Birthday attack
In cryptography, a birthday attack is a type of collision-finding attack on hash functions that leverages the birthday paradox—a probabilistic phenomenon where the likelihood of at least one shared birthday in a group of randomly selected people rises sharply with group size—to identify two distinct inputs producing the same hash output with far fewer computations than exhaustive search would demand.[1] For a hash function with an output space of size n (e.g., 2^b for b-bit hashes), the attack requires approximately √(2 * n * ln(2)) ≈ 1.177 √n hash evaluations to achieve a 50% probability of collision, reducing the effort from O(n) to O(√n).[2] This makes it a significant threat to systems relying on collision resistance, such as digital signatures and integrity checks, as demonstrated in early proposals like Gideon Yuval's 1979 method to forge signatures in Rabin's cryptosystem by generating colliding message pairs.
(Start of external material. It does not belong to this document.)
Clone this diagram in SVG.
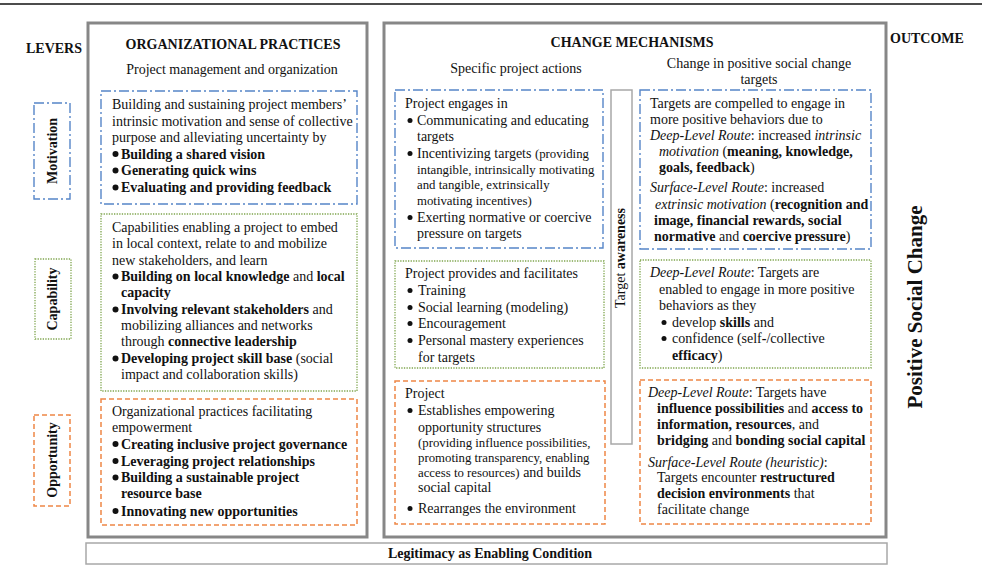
<svg xmlns="http://www.w3.org/2000/svg" width="982" height="579" viewBox="0 0 982 579">
<style>
text{font-family:"Liberation Serif","Times New Roman",serif;font-size:14px;fill:#111}
.b{font-weight:bold}
.i{font-style:italic}
.s{font-size:12.8px}
.t{font-weight:bold;font-size:14px}
.outer{fill:none;stroke:#878787;stroke-width:3}
.blue{fill:none;stroke:#5685c8;stroke-width:1.4;stroke-dasharray:10 3 2 3}
.green{fill:none;stroke:#7fa54e;stroke-width:1.3;stroke-dasharray:1.3 1.3}
.orange{fill:none;stroke:#ee8645;stroke-width:1.5;stroke-dasharray:5 3}
.gray{fill:none;stroke:#a8a8a8;stroke-width:1.5}
.dot{fill:#111}
</style>
<rect width="982" height="579" fill="#fff"/>
<line x1="0" y1="4" x2="982" y2="4" stroke="#111" stroke-width="1.6"/>

<g id="headers">
<text class="t" x="26" y="53">LEVERS</text>
<text class="t" x="233" y="49" text-anchor="middle">ORGANIZATIONAL PRACTICES</text>
<text class="t" x="632" y="47" text-anchor="middle">CHANGE MECHANISMS</text>
<text class="t" x="890" y="43">OUTCOME</text>
<text x="232" y="74" text-anchor="middle">Project management and organization</text>
<text x="516" y="73" text-anchor="middle">Specific project actions</text>
<text x="759" y="68" text-anchor="middle">Change in positive social change</text>
<text x="759" y="84" text-anchor="middle">targets</text>
</g>

<g id="org-practices"><rect class="outer" x="88" y="23" width="279" height="514"/></g>
<g id="change-mechanisms"><rect class="outer" x="384" y="23" width="502" height="514"/></g>

<g id="lever-motivation">
<rect class="blue" x="34" y="103" width="36" height="96"/>
<text class="b" transform="translate(57,151) rotate(-90)" text-anchor="middle">Motivation</text>
</g>
<g id="lever-capability">
<rect class="green" x="35" y="259" width="36" height="80"/>
<text class="b" transform="translate(57,299) rotate(-90)" text-anchor="middle">Capability</text>
</g>
<g id="lever-opportunity">
<rect class="orange" x="34" y="415" width="36" height="91"/>
<text class="b" transform="translate(57,460) rotate(-90)" text-anchor="middle">Opportunity</text>
</g>

<g id="org-motivation">
<rect class="blue" x="101" y="91" width="256" height="113"/>
<text x="112" y="109">Building and sustaining project members’</text>
<text x="112" y="125.5">intrinsic motivation and sense of collective</text>
<text x="112" y="142">purpose and alleviating uncertainty by</text>
<circle class="dot" cx="115.5" cy="154" r="3"/>
<text class="b" x="121" y="158.5">Building a shared vision</text>
<circle class="dot" cx="115.5" cy="170.5" r="3"/>
<text class="b" x="121" y="175">Generating quick wins</text>
<circle class="dot" cx="115.5" cy="187.5" r="3"/>
<text class="b" x="121" y="192">Evaluating and providing feedback</text>
</g>

<g id="org-capability">
<rect class="green" x="101" y="214" width="256" height="177"/>
<text x="112" y="232">Capabilities enabling a project to embed</text>
<text x="112" y="248">in local context, relate to and mobilize</text>
<text x="112" y="264.5">new stakeholders, and learn</text>
<circle class="dot" cx="115.5" cy="276.5" r="3"/>
<text x="121" y="281"><tspan class="b">Building on local knowledge</tspan> and <tspan class="b">local</tspan></text>
<text class="b" x="121" y="297">capacity</text>
<circle class="dot" cx="115.5" cy="309.5" r="3"/>
<text x="121" y="314"><tspan class="b">Involving relevant stakeholders</tspan> and</text>
<text x="121" y="330">mobilizing alliances and networks</text>
<text x="121" y="346">through <tspan class="b">connective leadership</tspan></text>
<circle class="dot" cx="115.5" cy="358.5" r="3"/>
<text x="121" y="363"><tspan class="b">Developing project skill base</tspan> (social</text>
<text x="121" y="379">impact and collaboration skills)</text>
</g>

<g id="org-opportunity">
<rect class="orange" x="101" y="399" width="256" height="126"/>
<text x="112" y="416">Organizational practices facilitating</text>
<text x="112" y="432">empowerment</text>
<circle class="dot" cx="115.5" cy="444" r="3"/>
<text class="b" x="121" y="448.5">Creating inclusive project governance</text>
<circle class="dot" cx="115.5" cy="461" r="3"/>
<text class="b" x="121" y="465.5">Leveraging project relationships</text>
<circle class="dot" cx="115.5" cy="477.5" r="3"/>
<text class="b" x="121" y="482">Building a sustainable project</text>
<text class="b" x="121" y="498">resource base</text>
<circle class="dot" cx="115.5" cy="511" r="3"/>
<text class="b" x="121" y="515.5">Innovating new opportunities</text>
</g>

<g id="action-motivation">
<rect class="blue" x="395" y="90" width="208" height="158"/>
<text x="405" y="108">Project engages in</text>
<circle class="dot" cx="410" cy="120.5" r="2.5"/>
<text x="417" y="125">Communicating and educating</text>
<text x="417" y="141">targets</text>
<circle class="dot" cx="410" cy="153.5" r="2.5"/>
<text x="417" y="158">Incentivizing targets <tspan class="s">(providing</tspan></text>
<text class="s" x="417" y="173.5">intangible, intrinsically motivating</text>
<text class="s" x="417" y="189">and tangible, extrinsically</text>
<text class="s" x="417" y="205">motivating incentives)</text>
<circle class="dot" cx="410" cy="217.5" r="2.5"/>
<text x="417" y="222">Exerting normative or coercive</text>
<text x="417" y="238">pressure on targets</text>
</g>

<g id="action-capability">
<rect class="green" x="395" y="261" width="209" height="107"/>
<text x="405" y="278">Project provides and facilitates</text>
<circle class="dot" cx="410" cy="290.5" r="2.5"/>
<text x="418" y="295">Training</text>
<circle class="dot" cx="410" cy="307.5" r="2.5"/>
<text x="418" y="312">Social learning (modeling)</text>
<circle class="dot" cx="410" cy="323.5" r="2.5"/>
<text x="418" y="328">Encouragement</text>
<circle class="dot" cx="410" cy="340.5" r="2.5"/>
<text x="418" y="345">Personal mastery experiences</text>
<text x="418" y="362">for targets</text>
</g>

<g id="action-opportunity">
<rect class="orange" x="395" y="381" width="210" height="143"/>
<text x="405" y="398">Project</text>
<circle class="dot" cx="410" cy="410.5" r="2.5"/>
<text x="418" y="415">Establishes empowering</text>
<text x="418" y="432">opportunity structures</text>
<text class="s" x="418" y="447">(providing influence possibilities,</text>
<text class="s" x="418" y="462">promoting transparency, enabling</text>
<text x="418" y="477"><tspan class="s">access to resources)</tspan> and builds</text>
<text x="418" y="492">social capital</text>
<circle class="dot" cx="410" cy="508.5" r="2.5"/>
<text x="418" y="513">Rearranges the environment</text>
</g>

<g id="target-awareness">
<rect class="gray" x="611" y="90" width="21" height="354"/>
<text transform="translate(625,258) rotate(-90)" text-anchor="middle">Target <tspan class="b">awareness</tspan></text>
</g>

<g id="target-motivation">
<rect class="blue" x="640" y="90" width="231" height="159"/>
<text x="650" y="108">Targets are compelled to engage in</text>
<text x="650" y="124">more positive behaviors due to</text>
<text x="650" y="140"><tspan class="i">Deep-Level Route</tspan>: increased <tspan class="i">intrinsic</tspan></text>
<text x="659" y="156"><tspan class="i">motivation</tspan> (<tspan class="b">meaning, knowledge,</tspan></text>
<text x="659" y="172"><tspan class="b">goals, feedback</tspan>)</text>
<text x="650" y="192"><tspan class="i">Surface-Level Route</tspan>: increased</text>
<text x="655" y="209"><tspan class="i">extrinsic motivation</tspan> (<tspan class="b">recognition and</tspan></text>
<text class="b" x="654" y="225">image, financial rewards, social</text>
<text x="654" y="241"><tspan class="b">normative</tspan> and <tspan class="b">coercive pressure</tspan>)</text>
</g>

<g id="target-capability">
<rect class="green" x="640" y="260" width="231" height="108"/>
<text x="650" y="277"><tspan class="i">Deep-Level Route</tspan>: Targets are</text>
<text x="659" y="293.5">enabled to engage in more positive</text>
<text x="659" y="310">behaviors as they</text>
<circle class="dot" cx="664" cy="322.5" r="2.5"/>
<text x="672" y="327">develop <tspan class="b">skills</tspan> and</text>
<circle class="dot" cx="664" cy="338.5" r="2.5"/>
<text x="672" y="343">confidence (self<tspan class="b">-</tspan>/collective</text>
<text x="672" y="360"><tspan class="b">efficacy</tspan>)</text>
</g>

<g id="target-opportunity">
<rect class="orange" x="640" y="380" width="231" height="144"/>
<text x="648" y="397"><tspan class="i">Deep-Level Route</tspan>: Targets have</text>
<text x="657" y="413"><tspan class="b">influence possibilities</tspan> and <tspan class="b">access to</tspan></text>
<text x="657" y="429"><tspan class="b">information, resources</tspan>, and</text>
<text x="657" y="445"><tspan class="b">bridging</tspan> and <tspan class="b">bonding social capital</tspan></text>
<text x="648" y="467"><tspan class="i">Surface-Level Route (heuristic)</tspan>:</text>
<text x="657" y="482">Targets encounter <tspan class="b">restructured</tspan></text>
<text x="657" y="498"><tspan class="b">decision environments</tspan> that</text>
<text x="657" y="514">facilitate change</text>
</g>

<g id="outcome">
<text class="b" style="font-size:21px" transform="translate(922,307) rotate(-90)" text-anchor="middle">Positive Social Change</text>
</g>

<g id="legitimacy">
<rect class="gray" x="86" y="543" width="801" height="21"/>
<text class="b" x="490" y="557.5" text-anchor="middle">Legitimacy as Enabling Condition</text>
</g>

<g id="connectors"></g>
</svg>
The birthday paradox itself, which underpins the attack, illustrates that in a room of just 23 people, the probability of at least two sharing a birthday exceeds 50%, calculated as 1 minus the product of (365 - i)/365 for i from 0 to 22, yielding approximately 0.507.[1] This result stems from the quadratic growth in pairwise comparisons (k choose 2 for k samples), making collisions inevitable sooner than intuition suggests in uniform random distributions.[3] In cryptographic contexts, the paradox translates directly to hash outputs treated as "birthdays," enabling attackers to precompute and store many hashes until a match emerges, often using storage-optimized variants like Pollard's rho algorithm for efficiency.[2] Historically, the birthday attack gained prominence through Yuval's work, which highlighted its potential against naive hash-based authentication by allowing an adversary to craft equivalent messages indistinguishable to the verifier. While pure birthday attacks on strong modern hashes like SHA-256 (requiring ~2^128 operations) remain computationally infeasible, they set the baseline for security analysis and have informed vulnerabilities in weaker functions, such as MD5, where collisions were found in 2^64 effort bounds, though actual breaks used more sophisticated differential cryptanalysis.[4] Defenses include using larger hash outputs, randomized salting, or target-specific collision resistance in protocols like digital signatures to mitigate the attack's impact.[5]Background and Paradox
The Birthday Paradox
The birthday paradox, also known as the birthday problem, describes the counterintuitive probability that, in a random group of 23 people assuming 365 possible birthdays and uniform distribution, there is approximately a 50% chance that at least two individuals share the same birthday.[6] This result defies common intuition, which might suggest a much larger group size is needed given the 365 possible days, but it highlights how probabilities of shared events accumulate rapidly in moderate-sized sets.[7] The intuitive explanation centers on pairwise comparisons rather than sequential checks against all possible dates. In a group of n people, there are \binom{n}{2} = \frac{n(n-1)}{2} unique pairs, and each pair has a \frac{1}{365} probability of matching birthdays under the uniform assumption, ignoring leap years and exact date distributions.[6] As n increases, the number of pairs grows quadratically, amplifying the likelihood of at least one match even though individual pair probabilities remain small.[7] The exact probability P of at least one shared birthday in a group of n people is given byP(n) = 1 - \frac{_{365}P_n}{365^n},
where _{365}P_n = \frac{365!}{(365-n)!} is the number of permutations of 365 days taken n at a time, valid for n ≤ 365.[7] For n ≪ 365, this simplifies computationally to the product form
P(\text{no shared}) = \prod_{k=1}^{n-1} \left(1 - \frac{k}{365}\right),
so P(at least one shared) = 1 minus that value; for example, at n=23, P ≈ 0.507, and at n=57, P ≈ 0.991.[6] The problem was first published in 1939 by Austrian mathematician Richard von Mises, though its conceptual roots lie in earlier work on probability coincidences.[6] It was popularized in the United States through Martin Gardner's "Mathematical Games" column in Scientific American, where he discussed it as a striking example of probabilistic surprise.[8] This paradox extends analogously to scenarios like finding collisions in cryptographic hash functions, where output values behave like birthdays.[7]